**Stated exercise**
Extract, from the records beneath this instruction, each line that contains the word "with".

**Provided data**
+===+

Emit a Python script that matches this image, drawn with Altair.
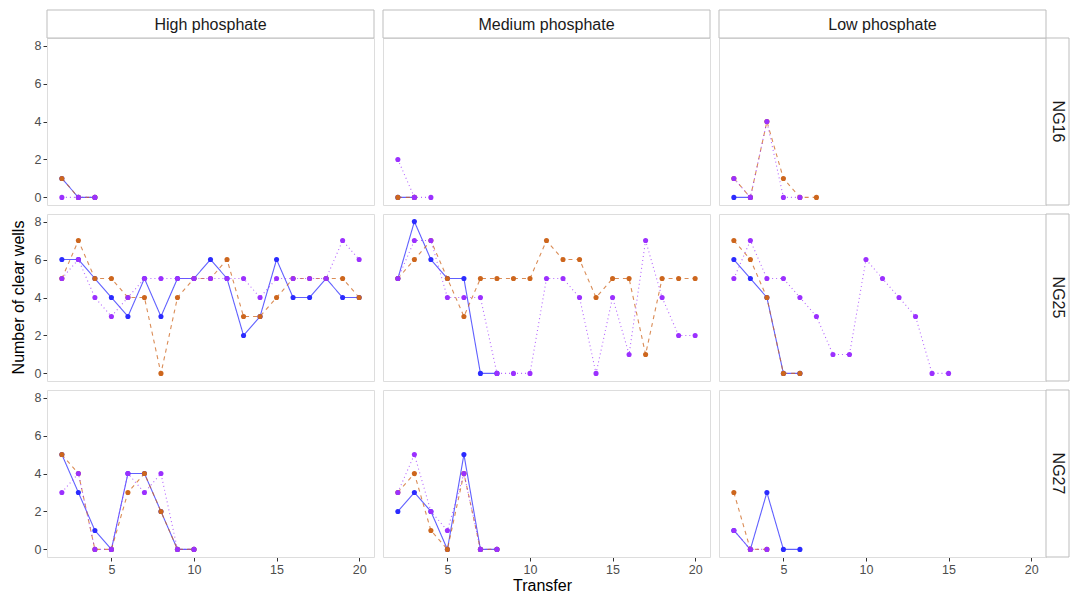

+===+

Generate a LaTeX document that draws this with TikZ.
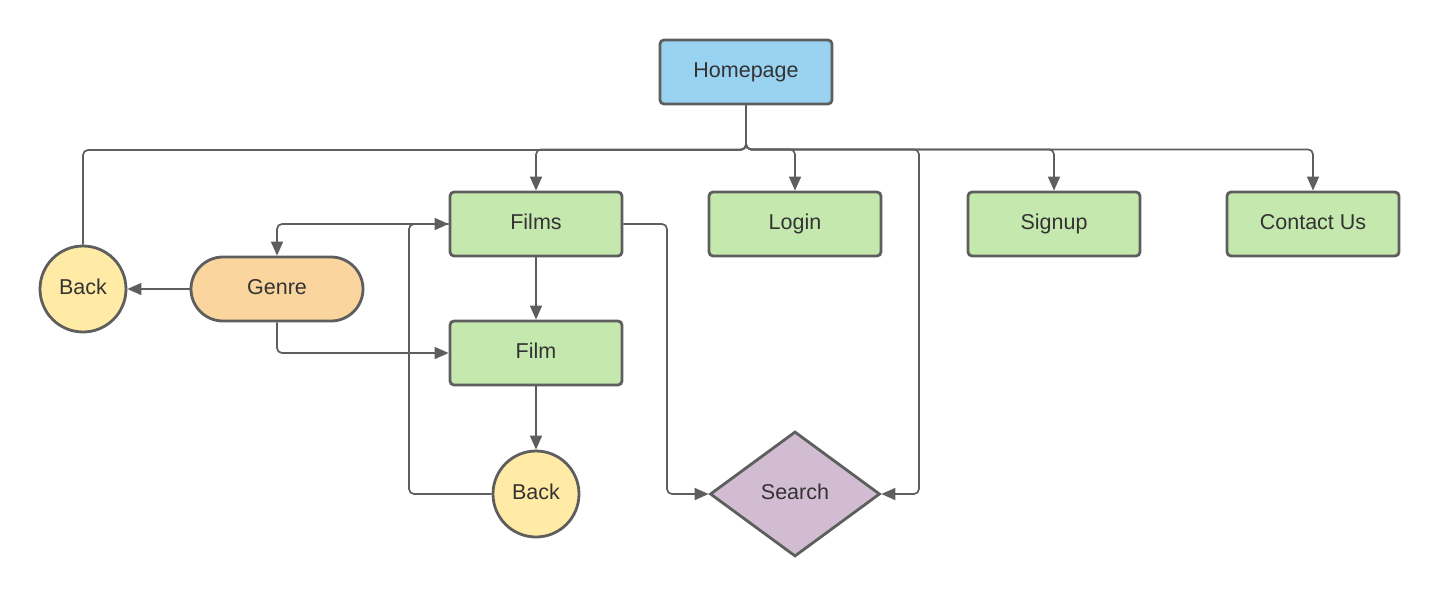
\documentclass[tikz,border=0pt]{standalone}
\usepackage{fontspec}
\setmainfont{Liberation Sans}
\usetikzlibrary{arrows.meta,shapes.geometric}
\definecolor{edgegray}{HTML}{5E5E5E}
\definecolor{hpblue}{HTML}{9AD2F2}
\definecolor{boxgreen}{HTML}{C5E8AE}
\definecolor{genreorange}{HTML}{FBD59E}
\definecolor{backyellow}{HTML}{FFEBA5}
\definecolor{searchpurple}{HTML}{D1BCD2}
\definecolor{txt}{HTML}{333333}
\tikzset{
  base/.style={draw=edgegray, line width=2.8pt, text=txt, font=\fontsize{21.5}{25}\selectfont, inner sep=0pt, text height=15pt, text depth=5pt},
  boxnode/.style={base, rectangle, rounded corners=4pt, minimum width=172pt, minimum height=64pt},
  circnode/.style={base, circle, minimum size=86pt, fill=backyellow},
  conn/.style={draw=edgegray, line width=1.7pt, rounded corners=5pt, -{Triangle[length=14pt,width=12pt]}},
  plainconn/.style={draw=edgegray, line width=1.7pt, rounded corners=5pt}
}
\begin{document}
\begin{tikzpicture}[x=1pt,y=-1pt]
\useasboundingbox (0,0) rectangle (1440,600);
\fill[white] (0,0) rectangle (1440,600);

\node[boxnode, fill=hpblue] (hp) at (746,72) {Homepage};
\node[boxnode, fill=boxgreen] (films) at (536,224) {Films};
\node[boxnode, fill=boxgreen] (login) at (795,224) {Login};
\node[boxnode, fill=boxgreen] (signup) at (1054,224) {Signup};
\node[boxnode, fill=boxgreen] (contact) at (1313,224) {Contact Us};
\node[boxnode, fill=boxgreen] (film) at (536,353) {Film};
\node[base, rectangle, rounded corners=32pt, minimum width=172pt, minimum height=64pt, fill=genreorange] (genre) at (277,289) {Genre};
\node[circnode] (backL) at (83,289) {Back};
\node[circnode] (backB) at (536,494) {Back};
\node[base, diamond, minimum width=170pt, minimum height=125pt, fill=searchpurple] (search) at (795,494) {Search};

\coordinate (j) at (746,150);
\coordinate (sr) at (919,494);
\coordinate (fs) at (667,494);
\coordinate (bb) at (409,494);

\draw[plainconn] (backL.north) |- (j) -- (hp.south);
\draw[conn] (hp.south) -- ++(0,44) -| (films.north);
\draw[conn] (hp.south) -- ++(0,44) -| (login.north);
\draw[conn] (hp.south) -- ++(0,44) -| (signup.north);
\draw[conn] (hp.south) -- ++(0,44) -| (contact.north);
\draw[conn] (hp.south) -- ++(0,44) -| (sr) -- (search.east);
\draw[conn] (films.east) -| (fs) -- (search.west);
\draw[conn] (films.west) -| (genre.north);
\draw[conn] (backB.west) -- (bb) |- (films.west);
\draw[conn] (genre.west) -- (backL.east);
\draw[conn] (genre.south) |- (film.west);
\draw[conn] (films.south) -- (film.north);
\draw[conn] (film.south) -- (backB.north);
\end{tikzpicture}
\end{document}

+===+

**Complete output**
Emit a Python script that matches this image, drawn with Altair.
Generate a LaTeX document that draws this with TikZ.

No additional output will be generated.